Battleship cats (and rats)

In August 1941 British Prime Minister Winston Churchill embarked on a top-secret mission aboard the battleship H.M.S. Prince of Wales to rendezvous with American President Frankin D. Roosevelt at Placentia Bay, Newfoundland. The accord reached by the two men at that meeting became known as the Atlantic Charter. A few trusted (and sworn to secrecy) media representatives were included in the official party, of whom H. V. Morton was one. Three days into the five day journey Morton decided to explore the ship. His visit to the engine room, “in the temperature of Trinidad”, was brief…….

Ascending with relief to more temperate regions, I was in time to be present at one of those domestic interludes which enliven the existence of a battleship, even in war-time.

Three Marines were holding three cats. They held them not as animal lovers, but as soldiers, as if cats were part of their equipment, as if, indeed, they might be ordered to “for inspection, port cats!”; which is precisely what they were doing. An officer came along and, having scrutinised the cats, solemnly dismissed them.
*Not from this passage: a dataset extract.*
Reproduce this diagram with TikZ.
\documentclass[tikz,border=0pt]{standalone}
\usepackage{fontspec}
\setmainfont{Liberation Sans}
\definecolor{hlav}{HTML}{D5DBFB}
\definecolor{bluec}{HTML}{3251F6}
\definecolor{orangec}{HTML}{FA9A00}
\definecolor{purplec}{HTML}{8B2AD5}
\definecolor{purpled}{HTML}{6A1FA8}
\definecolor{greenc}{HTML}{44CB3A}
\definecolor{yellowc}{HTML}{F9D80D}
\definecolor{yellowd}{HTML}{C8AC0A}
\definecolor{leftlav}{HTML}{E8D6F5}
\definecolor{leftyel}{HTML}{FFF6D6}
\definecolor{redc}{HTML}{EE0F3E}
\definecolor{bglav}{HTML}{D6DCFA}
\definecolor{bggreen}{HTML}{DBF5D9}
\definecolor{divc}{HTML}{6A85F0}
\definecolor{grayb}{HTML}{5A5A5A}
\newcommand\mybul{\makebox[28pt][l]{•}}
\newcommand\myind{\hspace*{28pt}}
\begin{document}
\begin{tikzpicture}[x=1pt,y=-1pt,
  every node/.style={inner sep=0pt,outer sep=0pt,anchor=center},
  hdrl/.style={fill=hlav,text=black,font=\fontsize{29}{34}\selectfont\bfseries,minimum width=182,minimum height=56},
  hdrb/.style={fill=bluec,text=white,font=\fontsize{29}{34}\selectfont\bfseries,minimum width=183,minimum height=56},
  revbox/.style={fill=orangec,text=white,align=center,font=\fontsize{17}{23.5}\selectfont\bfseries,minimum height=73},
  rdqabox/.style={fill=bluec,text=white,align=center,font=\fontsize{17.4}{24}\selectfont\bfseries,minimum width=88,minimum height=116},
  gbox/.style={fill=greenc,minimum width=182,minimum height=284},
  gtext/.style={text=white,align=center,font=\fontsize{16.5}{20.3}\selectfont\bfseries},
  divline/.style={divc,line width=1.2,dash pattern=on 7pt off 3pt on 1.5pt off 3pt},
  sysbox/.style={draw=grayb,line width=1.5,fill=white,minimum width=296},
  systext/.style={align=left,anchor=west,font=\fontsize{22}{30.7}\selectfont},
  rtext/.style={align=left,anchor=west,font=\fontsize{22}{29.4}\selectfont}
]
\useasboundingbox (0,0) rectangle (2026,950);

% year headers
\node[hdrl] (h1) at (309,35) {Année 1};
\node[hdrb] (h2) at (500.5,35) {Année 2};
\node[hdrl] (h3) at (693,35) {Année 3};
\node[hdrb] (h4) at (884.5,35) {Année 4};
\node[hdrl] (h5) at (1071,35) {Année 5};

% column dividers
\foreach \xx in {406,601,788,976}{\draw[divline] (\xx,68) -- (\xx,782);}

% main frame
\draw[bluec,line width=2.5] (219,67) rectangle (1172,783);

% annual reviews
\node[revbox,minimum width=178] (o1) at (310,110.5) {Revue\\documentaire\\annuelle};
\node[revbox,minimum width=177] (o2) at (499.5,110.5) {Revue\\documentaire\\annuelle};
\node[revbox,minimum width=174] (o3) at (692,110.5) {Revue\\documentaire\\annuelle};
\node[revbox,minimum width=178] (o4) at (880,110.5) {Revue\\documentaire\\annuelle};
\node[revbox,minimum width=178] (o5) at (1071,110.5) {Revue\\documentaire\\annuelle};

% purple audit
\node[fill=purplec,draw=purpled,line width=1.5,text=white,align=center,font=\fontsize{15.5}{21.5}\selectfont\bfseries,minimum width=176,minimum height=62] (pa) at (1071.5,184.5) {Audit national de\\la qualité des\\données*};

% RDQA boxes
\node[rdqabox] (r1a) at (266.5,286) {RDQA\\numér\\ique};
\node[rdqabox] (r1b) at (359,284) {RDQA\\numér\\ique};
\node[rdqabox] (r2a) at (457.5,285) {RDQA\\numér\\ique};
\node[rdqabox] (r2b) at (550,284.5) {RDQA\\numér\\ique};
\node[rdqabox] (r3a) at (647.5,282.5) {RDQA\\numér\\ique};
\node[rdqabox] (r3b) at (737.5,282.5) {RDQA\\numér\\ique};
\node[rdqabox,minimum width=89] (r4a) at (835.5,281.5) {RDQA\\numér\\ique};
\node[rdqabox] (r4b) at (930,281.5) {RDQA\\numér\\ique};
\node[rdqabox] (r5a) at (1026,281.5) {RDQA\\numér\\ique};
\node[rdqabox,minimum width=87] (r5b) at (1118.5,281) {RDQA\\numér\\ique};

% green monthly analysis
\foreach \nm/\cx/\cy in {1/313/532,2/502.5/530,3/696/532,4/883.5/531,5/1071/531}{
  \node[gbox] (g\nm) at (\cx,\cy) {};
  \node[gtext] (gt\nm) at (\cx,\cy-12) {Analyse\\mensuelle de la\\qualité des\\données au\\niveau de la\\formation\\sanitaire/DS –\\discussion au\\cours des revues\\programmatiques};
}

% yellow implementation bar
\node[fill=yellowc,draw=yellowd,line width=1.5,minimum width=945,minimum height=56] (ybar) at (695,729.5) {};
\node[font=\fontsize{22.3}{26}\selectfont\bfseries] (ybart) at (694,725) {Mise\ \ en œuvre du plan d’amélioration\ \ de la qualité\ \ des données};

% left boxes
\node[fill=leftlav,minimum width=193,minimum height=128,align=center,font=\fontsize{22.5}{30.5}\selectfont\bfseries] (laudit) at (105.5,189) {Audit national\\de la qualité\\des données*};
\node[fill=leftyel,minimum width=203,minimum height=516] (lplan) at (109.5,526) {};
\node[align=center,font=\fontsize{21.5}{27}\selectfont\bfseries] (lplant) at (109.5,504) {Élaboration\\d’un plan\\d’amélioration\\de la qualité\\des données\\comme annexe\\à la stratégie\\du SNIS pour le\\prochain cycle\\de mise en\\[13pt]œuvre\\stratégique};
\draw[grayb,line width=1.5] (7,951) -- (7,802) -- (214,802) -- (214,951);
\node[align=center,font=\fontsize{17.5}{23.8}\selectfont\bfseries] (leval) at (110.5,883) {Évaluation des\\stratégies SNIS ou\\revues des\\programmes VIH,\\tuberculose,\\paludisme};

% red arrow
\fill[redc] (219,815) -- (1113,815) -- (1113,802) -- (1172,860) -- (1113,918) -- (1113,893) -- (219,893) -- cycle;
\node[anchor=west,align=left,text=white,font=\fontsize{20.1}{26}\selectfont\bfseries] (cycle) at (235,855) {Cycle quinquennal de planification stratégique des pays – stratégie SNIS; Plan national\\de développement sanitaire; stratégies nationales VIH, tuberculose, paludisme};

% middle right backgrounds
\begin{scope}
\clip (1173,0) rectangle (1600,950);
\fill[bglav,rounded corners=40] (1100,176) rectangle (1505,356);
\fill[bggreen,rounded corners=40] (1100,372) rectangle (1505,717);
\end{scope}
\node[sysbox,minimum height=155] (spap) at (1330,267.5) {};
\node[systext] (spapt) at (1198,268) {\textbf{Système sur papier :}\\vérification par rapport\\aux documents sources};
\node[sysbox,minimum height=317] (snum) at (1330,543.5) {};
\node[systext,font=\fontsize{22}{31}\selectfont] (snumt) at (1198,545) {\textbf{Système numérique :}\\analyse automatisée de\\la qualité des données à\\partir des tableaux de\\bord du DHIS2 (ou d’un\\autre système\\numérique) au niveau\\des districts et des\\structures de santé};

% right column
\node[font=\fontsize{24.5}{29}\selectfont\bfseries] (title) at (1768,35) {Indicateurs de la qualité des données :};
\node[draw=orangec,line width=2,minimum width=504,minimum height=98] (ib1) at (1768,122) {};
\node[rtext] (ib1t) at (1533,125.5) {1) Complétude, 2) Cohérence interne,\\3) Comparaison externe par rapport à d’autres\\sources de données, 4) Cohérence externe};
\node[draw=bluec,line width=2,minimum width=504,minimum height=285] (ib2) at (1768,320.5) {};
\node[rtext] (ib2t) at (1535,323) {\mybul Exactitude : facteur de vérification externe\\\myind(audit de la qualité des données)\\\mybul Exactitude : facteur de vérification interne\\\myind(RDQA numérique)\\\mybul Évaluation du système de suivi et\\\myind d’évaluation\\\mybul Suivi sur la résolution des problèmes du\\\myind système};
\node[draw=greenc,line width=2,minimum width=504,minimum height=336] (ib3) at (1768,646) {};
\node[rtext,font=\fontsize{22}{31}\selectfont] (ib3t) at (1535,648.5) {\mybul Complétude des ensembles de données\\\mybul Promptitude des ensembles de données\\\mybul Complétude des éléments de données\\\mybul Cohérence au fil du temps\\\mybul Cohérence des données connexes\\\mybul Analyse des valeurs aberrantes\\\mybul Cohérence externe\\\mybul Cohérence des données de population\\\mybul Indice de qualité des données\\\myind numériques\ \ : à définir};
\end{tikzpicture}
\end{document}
I was told the explanation. When the Prince of Wales returned from the shipyard after a brief refitment following the Bismarck action, a peculiar smell was noticed on one of the decks. This smell, increasing in volume and pungency, inspired two schools of thought: one, that the shipwrights had used some unusually penetrating glue or other material, the other, that one of the ship’s three cats had chosen an inaccessible hiding-place in which to expire. It was therefore decided to muster the cats and solve at least one of the theories which, as I saw, was happily unfounded.

Churchill and Blackie_2

Winston Churchill discourages ‘Blackie’ from following him on to the American destroyer alongside H.M.S. Prince of Wales.

Until her visit to the shipyard, I was told, the Prince of Wales prided herself on her ratlessness. But when she returned to duty a few rats had come aboard and action was immediately taken. It was proclaimed that any sailor who caught a rat would earn half a day ashore, and this made the life of a rat in the Prince of Wales a brief and hazardous affair. The business was arranged with the usual naval precision. Rats having been caught, the trappers were required to parade with them. An inspecting officer cynically remained until he had seen the rats faithfully destroyed. Then the trappers were able to qualify for their reward. I asked if anyone had thought it worth while to import such desirable quarry but I was answered with a stony and disapproving stare.
‘Atlantic Meeting’, H. V. Morton, Methuen & Co. Ltd., London, 1943.

Four months later, on 7th December 1941, Japanese aircraft attacked Pearl Harbour and America entered WWII. On 10th December H.M.S. Prince of Wales, along with H.M.S. Repulse, was sunk off Malaya by repeated Japanese aerial attacks. 327 men from Prince of Wales died, including Vice-Admiral Sir Tom Phillips and Captain John Leach. The fate of the cats is not recorded.